[start of SUPPLIED ENTRIES]
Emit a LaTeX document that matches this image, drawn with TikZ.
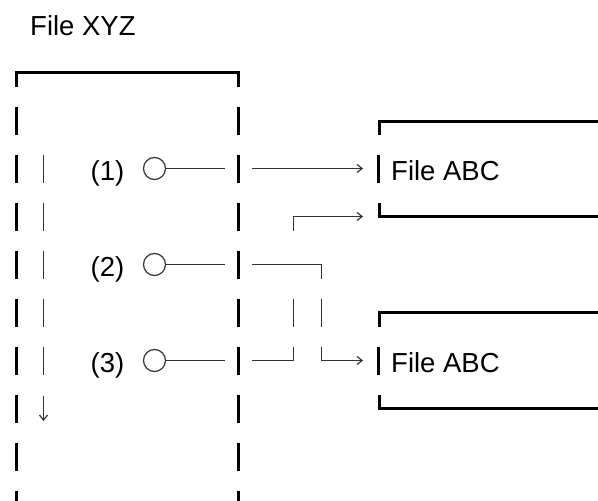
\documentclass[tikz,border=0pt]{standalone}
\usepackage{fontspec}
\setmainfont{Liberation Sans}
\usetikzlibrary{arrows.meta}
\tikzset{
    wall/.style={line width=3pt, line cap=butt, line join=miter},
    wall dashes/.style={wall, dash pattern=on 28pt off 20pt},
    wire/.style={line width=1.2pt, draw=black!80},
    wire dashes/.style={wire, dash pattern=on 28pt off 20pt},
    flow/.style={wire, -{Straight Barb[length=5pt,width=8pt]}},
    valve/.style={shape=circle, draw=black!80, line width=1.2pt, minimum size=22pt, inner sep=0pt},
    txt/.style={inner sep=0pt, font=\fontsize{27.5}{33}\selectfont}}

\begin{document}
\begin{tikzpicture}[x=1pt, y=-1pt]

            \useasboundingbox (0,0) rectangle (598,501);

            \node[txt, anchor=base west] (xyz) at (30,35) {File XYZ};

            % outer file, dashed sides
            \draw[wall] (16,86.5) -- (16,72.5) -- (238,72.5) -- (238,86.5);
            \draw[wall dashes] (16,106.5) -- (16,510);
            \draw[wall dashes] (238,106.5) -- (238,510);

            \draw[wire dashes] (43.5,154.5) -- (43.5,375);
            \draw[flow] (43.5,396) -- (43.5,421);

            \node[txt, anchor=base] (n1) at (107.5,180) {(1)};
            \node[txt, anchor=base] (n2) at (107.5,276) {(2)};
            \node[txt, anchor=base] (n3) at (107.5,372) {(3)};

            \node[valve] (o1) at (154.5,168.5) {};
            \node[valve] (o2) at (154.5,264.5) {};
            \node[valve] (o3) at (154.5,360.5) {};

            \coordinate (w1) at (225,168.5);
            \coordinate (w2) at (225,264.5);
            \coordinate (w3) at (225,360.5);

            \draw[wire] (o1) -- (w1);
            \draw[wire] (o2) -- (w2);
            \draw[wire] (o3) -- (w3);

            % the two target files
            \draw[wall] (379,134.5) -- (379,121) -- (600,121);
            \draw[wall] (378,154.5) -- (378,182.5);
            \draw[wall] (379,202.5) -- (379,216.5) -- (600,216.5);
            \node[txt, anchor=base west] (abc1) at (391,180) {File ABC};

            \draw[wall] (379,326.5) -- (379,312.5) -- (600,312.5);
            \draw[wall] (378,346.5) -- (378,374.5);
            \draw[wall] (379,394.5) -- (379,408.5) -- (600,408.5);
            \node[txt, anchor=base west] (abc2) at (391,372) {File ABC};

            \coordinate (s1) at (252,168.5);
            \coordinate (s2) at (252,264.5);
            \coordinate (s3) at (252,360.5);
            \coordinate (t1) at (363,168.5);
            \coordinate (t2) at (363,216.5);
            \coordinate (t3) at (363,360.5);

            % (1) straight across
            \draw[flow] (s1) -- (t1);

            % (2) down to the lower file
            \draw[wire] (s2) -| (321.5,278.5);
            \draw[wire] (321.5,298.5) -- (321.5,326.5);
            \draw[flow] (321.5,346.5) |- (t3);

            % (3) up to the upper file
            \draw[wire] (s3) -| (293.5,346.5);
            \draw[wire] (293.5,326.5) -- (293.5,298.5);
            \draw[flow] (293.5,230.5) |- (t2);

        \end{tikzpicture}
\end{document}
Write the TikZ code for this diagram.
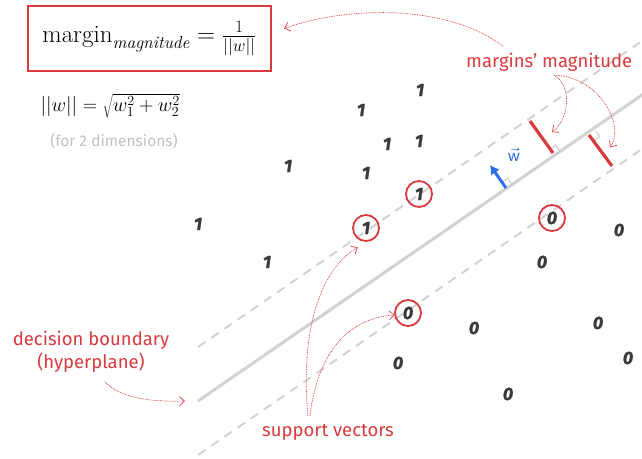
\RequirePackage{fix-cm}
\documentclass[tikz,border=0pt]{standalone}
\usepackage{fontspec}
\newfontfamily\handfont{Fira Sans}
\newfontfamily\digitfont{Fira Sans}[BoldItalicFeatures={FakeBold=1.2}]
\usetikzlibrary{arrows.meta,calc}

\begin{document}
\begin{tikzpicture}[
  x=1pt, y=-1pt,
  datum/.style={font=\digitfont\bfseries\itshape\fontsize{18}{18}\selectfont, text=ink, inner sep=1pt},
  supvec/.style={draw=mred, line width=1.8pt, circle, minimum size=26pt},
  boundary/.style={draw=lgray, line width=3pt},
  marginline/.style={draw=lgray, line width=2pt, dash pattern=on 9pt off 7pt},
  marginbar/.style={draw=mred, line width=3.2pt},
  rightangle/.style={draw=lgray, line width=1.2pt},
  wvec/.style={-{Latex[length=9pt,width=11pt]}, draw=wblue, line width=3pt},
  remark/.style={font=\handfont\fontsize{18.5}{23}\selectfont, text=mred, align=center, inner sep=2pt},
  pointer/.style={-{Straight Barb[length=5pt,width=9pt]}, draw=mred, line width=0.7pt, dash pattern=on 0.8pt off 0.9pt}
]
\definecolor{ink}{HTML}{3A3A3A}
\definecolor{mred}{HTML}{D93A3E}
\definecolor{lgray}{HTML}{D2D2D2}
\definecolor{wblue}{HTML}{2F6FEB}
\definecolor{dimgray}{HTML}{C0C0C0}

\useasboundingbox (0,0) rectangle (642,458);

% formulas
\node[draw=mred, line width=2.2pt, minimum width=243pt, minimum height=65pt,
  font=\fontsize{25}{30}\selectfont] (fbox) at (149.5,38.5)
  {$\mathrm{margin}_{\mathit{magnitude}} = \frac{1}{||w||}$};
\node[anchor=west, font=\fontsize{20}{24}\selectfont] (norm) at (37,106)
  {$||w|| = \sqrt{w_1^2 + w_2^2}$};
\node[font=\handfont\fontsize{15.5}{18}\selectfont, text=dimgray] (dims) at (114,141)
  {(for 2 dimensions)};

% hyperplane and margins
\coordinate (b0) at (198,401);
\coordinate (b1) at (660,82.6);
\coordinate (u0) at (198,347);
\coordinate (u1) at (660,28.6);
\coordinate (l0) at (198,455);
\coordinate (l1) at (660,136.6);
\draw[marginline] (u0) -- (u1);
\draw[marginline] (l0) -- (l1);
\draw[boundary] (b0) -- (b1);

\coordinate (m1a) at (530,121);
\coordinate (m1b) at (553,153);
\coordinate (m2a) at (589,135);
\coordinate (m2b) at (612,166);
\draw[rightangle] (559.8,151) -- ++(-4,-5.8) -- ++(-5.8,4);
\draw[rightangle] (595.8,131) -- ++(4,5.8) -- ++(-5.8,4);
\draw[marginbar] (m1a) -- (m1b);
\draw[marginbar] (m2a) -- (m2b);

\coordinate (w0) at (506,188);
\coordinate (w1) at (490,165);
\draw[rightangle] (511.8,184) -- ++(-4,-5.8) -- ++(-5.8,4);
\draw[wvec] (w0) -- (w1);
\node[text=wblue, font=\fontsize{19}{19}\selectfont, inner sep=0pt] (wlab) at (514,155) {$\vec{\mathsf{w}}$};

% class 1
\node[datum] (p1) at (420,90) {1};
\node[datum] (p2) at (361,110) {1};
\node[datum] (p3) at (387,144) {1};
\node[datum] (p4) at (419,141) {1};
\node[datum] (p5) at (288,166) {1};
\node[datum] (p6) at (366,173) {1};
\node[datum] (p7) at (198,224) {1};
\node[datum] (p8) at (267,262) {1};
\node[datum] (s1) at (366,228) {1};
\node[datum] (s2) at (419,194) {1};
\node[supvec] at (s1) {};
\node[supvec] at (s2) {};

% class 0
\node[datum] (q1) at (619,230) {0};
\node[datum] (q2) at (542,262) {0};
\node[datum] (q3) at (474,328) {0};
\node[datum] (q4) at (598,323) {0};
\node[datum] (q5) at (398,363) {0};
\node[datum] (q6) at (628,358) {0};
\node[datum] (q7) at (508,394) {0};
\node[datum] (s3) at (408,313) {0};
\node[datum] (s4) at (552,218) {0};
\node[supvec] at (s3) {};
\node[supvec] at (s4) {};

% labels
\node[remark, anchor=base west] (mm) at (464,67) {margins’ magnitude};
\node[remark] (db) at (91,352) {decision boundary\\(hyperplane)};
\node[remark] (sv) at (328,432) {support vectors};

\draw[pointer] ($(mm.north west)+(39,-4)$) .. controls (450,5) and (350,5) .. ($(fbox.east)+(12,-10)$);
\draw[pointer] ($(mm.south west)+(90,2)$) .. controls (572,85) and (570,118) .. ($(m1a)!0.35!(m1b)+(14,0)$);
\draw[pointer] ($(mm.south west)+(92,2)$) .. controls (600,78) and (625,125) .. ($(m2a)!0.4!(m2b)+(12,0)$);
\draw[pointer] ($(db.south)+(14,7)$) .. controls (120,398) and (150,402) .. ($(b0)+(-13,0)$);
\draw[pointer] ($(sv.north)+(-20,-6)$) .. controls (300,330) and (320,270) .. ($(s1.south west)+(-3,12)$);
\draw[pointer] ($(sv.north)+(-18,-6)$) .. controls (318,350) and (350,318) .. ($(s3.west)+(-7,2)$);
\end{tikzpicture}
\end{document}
[end of SUPPLIED ENTRIES]
**INSTRUCTION**
Copy each line above that contains the word "this".

**TASK RESULT**
Emit a LaTeX document that matches this image, drawn with TikZ.
Write the TikZ code for this diagram.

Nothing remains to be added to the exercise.